(UPI) — “Cryptocurrency,” “antifa,” “mansplain” and “dumpster fire” are among the 850 new words Merriam-Webster added to its dictionary this year, the publication announced Tuesday.
As has been the case over the past couple decades, the growing influence of the Internet on society has influenced the English language, and thus, the dictionaries humans rely upon.
“The sometimes perplexing domain of digital financial exchanges opens a window into a subject that requires explanation for many of us, hence the detailed definition of ‘cryptocurrency’ as well as an entry for ‘initial coin offering,’ which refers to the first sale of ‘Bitcoin’-like digital currency,” Merriam-Webster said, revealing some of its new technology-based definitions. “Keeping records of financial transactions in a digital database as part of a publicly accessible network uses ‘blockchain’ technology.

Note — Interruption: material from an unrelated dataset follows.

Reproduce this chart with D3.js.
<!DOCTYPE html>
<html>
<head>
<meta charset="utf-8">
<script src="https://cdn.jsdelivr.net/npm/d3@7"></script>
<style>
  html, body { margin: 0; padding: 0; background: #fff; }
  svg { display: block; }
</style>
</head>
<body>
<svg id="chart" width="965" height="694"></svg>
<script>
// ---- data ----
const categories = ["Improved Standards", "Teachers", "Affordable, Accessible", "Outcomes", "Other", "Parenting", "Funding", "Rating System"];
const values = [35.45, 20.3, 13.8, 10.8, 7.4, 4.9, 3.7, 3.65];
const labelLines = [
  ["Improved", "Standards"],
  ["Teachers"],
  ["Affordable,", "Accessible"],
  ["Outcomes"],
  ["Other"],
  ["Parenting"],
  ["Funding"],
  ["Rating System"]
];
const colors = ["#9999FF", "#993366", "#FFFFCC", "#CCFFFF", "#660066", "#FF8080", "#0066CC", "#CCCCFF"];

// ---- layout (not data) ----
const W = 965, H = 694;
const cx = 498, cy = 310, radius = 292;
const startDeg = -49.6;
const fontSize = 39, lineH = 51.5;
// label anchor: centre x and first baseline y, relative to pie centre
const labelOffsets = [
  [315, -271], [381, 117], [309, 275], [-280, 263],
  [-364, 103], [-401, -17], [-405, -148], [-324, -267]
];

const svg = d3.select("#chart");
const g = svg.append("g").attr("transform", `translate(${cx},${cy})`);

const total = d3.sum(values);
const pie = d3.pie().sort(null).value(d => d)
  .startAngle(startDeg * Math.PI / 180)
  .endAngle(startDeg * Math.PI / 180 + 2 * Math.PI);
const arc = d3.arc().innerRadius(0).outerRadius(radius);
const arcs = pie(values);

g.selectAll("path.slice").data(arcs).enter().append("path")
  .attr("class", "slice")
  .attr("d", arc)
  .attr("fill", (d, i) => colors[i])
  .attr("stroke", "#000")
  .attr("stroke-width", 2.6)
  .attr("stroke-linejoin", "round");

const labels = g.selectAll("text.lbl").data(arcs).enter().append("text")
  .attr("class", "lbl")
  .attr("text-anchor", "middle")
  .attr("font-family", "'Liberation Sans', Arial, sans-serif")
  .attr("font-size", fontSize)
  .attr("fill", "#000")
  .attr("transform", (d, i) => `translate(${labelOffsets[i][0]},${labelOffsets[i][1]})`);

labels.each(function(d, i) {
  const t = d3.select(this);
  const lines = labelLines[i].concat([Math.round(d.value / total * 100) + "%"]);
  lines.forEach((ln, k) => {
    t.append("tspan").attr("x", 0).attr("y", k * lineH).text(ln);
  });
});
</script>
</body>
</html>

And a rare but non-imaginary ‘unicorn’ is a start-up that is valued at one billion dollars or more.”
Recent political discord in the United States gave rise to “antifa,” drawn from the German abbreviated term “anti-fascist.” And gender politics blended two words to create “mansplain,” when someone explains something to a woman in a condescending way.

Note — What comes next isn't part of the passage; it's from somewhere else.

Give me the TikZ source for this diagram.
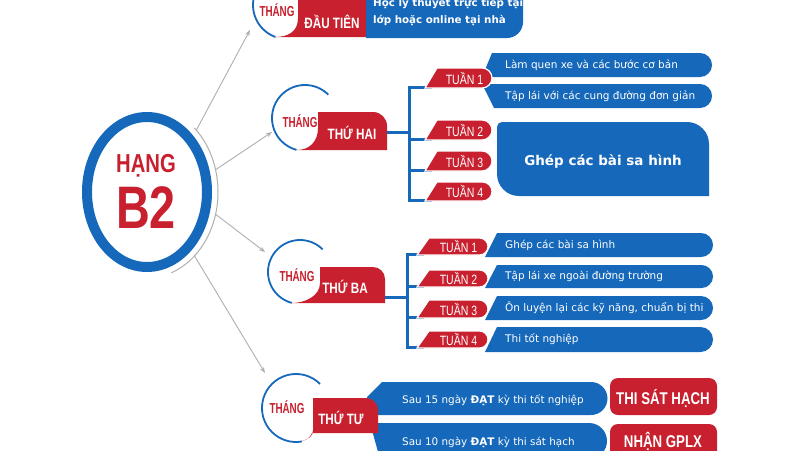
\documentclass[tikz,border=0pt]{standalone}
\usepackage{fontspec}
\usepackage{graphicx}
\setmainfont{DejaVu Sans}
\newfontfamily\condf{Liberation Sans}[FakeStretch=0.78]
\newfontfamily\dvs{DejaVu Sans}
\usetikzlibrary{arrows.meta}
\definecolor{bl}{RGB}{22,104,186}
\definecolor{rd}{RGB}{200,32,46}
\definecolor{gr}{RGB}{175,175,175}
\newcommand\tuantab[6]{%
  \pgfmathsetmacro\hh{(#4-#3)/2}%
  \fill[rd, draw=white, line width=1.2pt] (#2,#4) -- ({#2+12},#3) -- ({#5-\hh},#3)
     arc[start angle=-90, end angle=90, radius=\hh] -- cycle;
  \node[tabtxt] (#1) at ({(#2+12+#5)/2}, {(#3+#4)/2+0.5}) {#6};}
\newcommand\pill[7]{%
  \pgfmathsetmacro\hh{(#5-#4)/2}%
  \fill[bl] (#2,#4) -- ({#6-\hh},#4) arc[start angle=-90, end angle=90, radius=\hh]
     -- (#3,#5) -- cycle;
  \node[pilltxt] (#1) at (505, {(#4+#5)/2}) {#7};}
\begin{document}
\begin{tikzpicture}[x=1pt,y=-1pt,
  conn/.style={draw=gr, line width=0.9pt, -{Stealth[length=6pt,width=4.5pt]}},
  blink/.style={draw=bl, line width=3pt},
  headtxt/.style={inner sep=0, font=\condf\bfseries\fontsize{15}{15}\selectfont, text=white},
  thang/.style={inner sep=0, font=\condf\bfseries\fontsize{14.5}{15}\selectfont, text=rd},
  tabtxt/.style={inner sep=0, font=\condf\fontsize{13.5}{13}\selectfont, text=white},
  pilltxt/.style={inner sep=0, anchor=west, font=\dvs\fontsize{10.5}{12}\selectfont, text=white},
  bartxt/.style={inner sep=0, anchor=west, font=\dvs\fontsize{10.4}{12}\selectfont, text=white},
  redlab/.style={inner sep=0, font=\condf\bfseries\fontsize{17}{17}\selectfont, text=white},
  ringc/.style={draw=bl, line width=1.8pt}
]
\useasboundingbox (0,0) rectangle (800,450);
\clip (0,0) rectangle (800,450);
\fill[white] (0,0) rectangle (800,450);

% ---------- main circle ----------
\draw[bl, line width=10pt] (147,192) ellipse [x radius=60, y radius=75];
\node[inner sep=0, text=rd, font=\condf\bfseries\fontsize{26}{26}\selectfont] (hang) at (146,166) {HẠNG};
\node[inner sep=0, text=rd, font=\condf\bfseries\fontsize{60}{60}\selectfont] (b2) at (146,208) {B2};
\draw[gr, line width=1pt] (147,192) ++(-48:71 and 86) arc[start angle=-48, end angle=70, x radius=71, y radius=86];
\path (147,192) ++(-46:71 and 86) coordinate (s1);
\path (147,192) ++(-15:71 and 86) coordinate (s2);
\path (147,192) ++(15:71 and 86) coordinate (s3);
\path (147,192) ++(48:71 and 86) coordinate (s4);
\coordinate (e1) at (250,30);
\coordinate (e2) at (272,132);
\coordinate (e3) at (265,252);
\coordinate (e4) at (265,373);
\draw[conn] (s1) -- (e1);
\draw[conn] (s2) -- (e2);
\draw[conn] (s3) -- (e3);
\draw[conn] (s4) -- (e4);

% ---------- month 1 ----------
\draw[ringc] (287,5) ++(330:34) arc[start angle=330, end angle=110, radius=34];
\fill[rd] (275,37) -- (380,37) -- (380,0) -- (298,0) -- (298,18) .. controls (298,31) and (289,37) .. (275,37) -- cycle;
\fill[bl] (366,38) -- (366,-20) -- (523,-20) -- (523,22) arc[start angle=0, end angle=90, radius=16] -- cycle;
\node[thang] (m1a) at (277,10) {\scalebox{0.87}[1]{THÁNG}};
\node[headtxt] (m1b) at (332,22) {ĐẦU TIÊN};
\node[inner sep=0, anchor=west, text=white, font=\dvs\bfseries\fontsize{10.3}{12}\selectfont] (m1t1) at (373,3) {Học lý thuyết trực tiếp tại};
\node[inner sep=0, anchor=west, text=white, font=\dvs\bfseries\fontsize{10.3}{12}\selectfont] (m1t2) at (373,20) {lớp hoặc online tại nhà};

% ---------- month 2 ----------
\draw[ringc] (305,118) ++(315:33) arc[start angle=315, end angle=105, radius=33];
\fill[rd] (297,150) -- (387,150) -- (387,126) arc[start angle=0, end angle=-90, radius=14] -- (318,112) -- (318,128) .. controls (318,142) and (309,150) .. (297,150) -- cycle;
\node[thang] (m2a) at (300,121) {\scalebox{0.87}[1]{THÁNG}};
\node[headtxt] (m2b) at (352,133) {THỨ HAI};
\coordinate (m2r) at (387,132);
\coordinate (m2bar) at (409,132);
\coordinate (m2top) at (409,87);
\coordinate (m2bot) at (409,200);
\draw[blink] (m2r) -- (m2bar);
\draw[blink, line cap=rect] (m2top) -- (m2bot);
\draw[blink] (m2top) -- (432,87);
\draw[blink] (409,139) -- (432,139);
\draw[blink] (409,170) -- (432,170);
\draw[blink] (m2bot) -- (432,200);
\pill{p21}{492}{482}{53}{77}{712}{Làm quen xe và các bước cơ bản}
\pill{p22}{482}{494}{84}{108}{712}{Tập lái với các cung đường đơn giản}
\fill[bl] (502,122) -- (687,122) arc[start angle=-90, end angle=0, radius=22] -- (709,196) -- (519,196) arc[start angle=90, end angle=180, radius=22] -- (497,127) arc[start angle=180, end angle=270, radius=5] -- cycle;
\node[inner sep=0, text=white, font=\dvs\bfseries\fontsize{13.5}{14}\selectfont] (ghep) at (603,162) {Ghép các bài sa hình};
\tuantab{t21}{425}{68}{88}{492}{TUẦN 1}
\tuantab{t22}{425}{120}{140}{492}{TUẦN 2}
\tuantab{t23}{425}{151}{171}{492}{TUẦN 3}
\tuantab{t24}{425}{182}{201}{492}{TUẦN 4}

% ---------- month 3 ----------
\draw[ringc] (300,272) ++(315:32) arc[start angle=315, end angle=105, radius=32];
\fill[rd] (292,303) -- (385,303) -- (385,279) arc[start angle=0, end angle=-90, radius=12] -- (320,267) -- (320,283) .. controls (320,296) and (305,303) .. (292,303) -- cycle;
\node[thang] (m3a) at (297,275) {\scalebox{0.87}[1]{THÁNG}};
\node[headtxt] (m3b) at (345,287) {THỨ BA};
\coordinate (m3r) at (385,297);
\coordinate (m3bar) at (407,297);
\coordinate (m3top) at (407,254);
\coordinate (m3bot) at (407,347);
\draw[blink] (m3r) -- (m3bar);
\draw[blink, line cap=rect] (m3top) -- (m3bot);
\draw[blink] (m3top) -- (424,254);
\draw[blink] (407,286) -- (424,286);
\draw[blink] (407,317) -- (424,317);
\draw[blink] (m3bot) -- (424,347);
\pill{p31}{497}{485}{233}{257}{713}{Ghép các bài sa hình}
\pill{p32}{497}{485}{265}{288}{713}{Tập lái xe ngoài đường trường}
\pill{p33}{497}{485}{296}{320}{713}{Ôn luyện lại các kỹ năng, chuẩn bị thi}
\pill{p34}{497}{485}{327}{352}{713}{Thi tốt nghiệp}
\tuantab{t31}{417}{238}{255}{488}{TUẦN 1}
\tuantab{t32}{417}{270}{287}{488}{TUẦN 2}
\tuantab{t33}{417}{300}{318}{488}{TUẦN 3}
\tuantab{t34}{417}{331}{348}{488}{TUẦN 4}

% ---------- month 4 ----------
\draw[ringc] (296,408) ++(315:34) arc[start angle=315, end angle=80, radius=34];
\fill[bl] (382,382) -- (591,382) arc[start angle=-90, end angle=90, radius=16.5] -- (367,415) -- (367,397) -- cycle;
\fill[bl] (370,423) -- (589,423) arc[start angle=-90, end angle=90, radius=18] -- (380,459) -- cycle;
\fill[rd] (302,441) .. controls (309,439) and (313,436) .. (313,430) -- (313,398) -- (366,398) arc[start angle=-90, end angle=0, radius=12] -- (378,433) -- (312,433) .. controls (310,438) and (306,440) .. (302,441) -- cycle;
\node[thang] (m4a) at (287,407) {\scalebox{0.87}[1]{THÁNG}};
\node[headtxt] (m4b) at (341,418) {THỨ TƯ};
\node[bartxt] (b41) at (402,400) {Sau 15 ngày \textbf{ĐẠT} kỳ thi tốt nghiệp};
\node[bartxt] (b42) at (402,442) {Sau 10 ngày \textbf{ĐẠT} kỳ thi sát hạch};
\fill[rd, rounded corners=8pt] (610,378) rectangle (717,415);
\fill[rd, rounded corners=8pt] (610,424) rectangle (717,470);
\node[redlab] (thi) at (663,398) {THI SÁT HẠCH};
\node[redlab] (gplx) at (663,441) {NHẬN GPLX};
\end{tikzpicture}
\end{document}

“Dumpster fire” describes a disaster, “silver alert” is a notification of a missing elderly person and “glamping” blends camping and glamorous.

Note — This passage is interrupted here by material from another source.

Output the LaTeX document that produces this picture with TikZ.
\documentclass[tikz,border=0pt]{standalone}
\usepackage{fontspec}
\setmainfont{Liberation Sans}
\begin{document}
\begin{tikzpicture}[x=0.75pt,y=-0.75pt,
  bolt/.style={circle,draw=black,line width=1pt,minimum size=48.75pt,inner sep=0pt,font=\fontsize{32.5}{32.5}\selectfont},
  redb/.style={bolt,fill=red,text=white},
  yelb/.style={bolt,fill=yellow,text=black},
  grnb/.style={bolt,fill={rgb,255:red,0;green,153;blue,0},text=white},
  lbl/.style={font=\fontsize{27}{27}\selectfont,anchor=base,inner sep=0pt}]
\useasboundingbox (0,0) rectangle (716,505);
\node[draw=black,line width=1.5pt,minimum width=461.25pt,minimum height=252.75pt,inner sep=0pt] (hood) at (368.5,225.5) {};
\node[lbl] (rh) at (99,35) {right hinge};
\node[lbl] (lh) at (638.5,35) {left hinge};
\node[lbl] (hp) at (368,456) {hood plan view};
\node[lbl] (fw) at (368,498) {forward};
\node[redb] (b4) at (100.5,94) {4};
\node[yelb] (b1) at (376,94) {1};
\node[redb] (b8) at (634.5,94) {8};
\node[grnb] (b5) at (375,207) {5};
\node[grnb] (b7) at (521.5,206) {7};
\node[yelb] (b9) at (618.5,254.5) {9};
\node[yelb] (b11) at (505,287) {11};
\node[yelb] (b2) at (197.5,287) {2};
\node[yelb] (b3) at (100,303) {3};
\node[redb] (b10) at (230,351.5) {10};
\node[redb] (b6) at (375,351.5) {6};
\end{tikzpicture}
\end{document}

And there are new words for dogs (chiweenie, schnoddle and Yorkie-poo) and foods (harissa, tzatziki, kabocha and kombucha).
Many of the words are familiar and have already been in use for years in English.
“The words we use are constantly changing in big ways and small, and we’re here to record those changes,” Merriam-Webster said. “Each word has taken its own path in its own time to become part of our language — to be used frequently enough by some in order to be placed in a reference for all.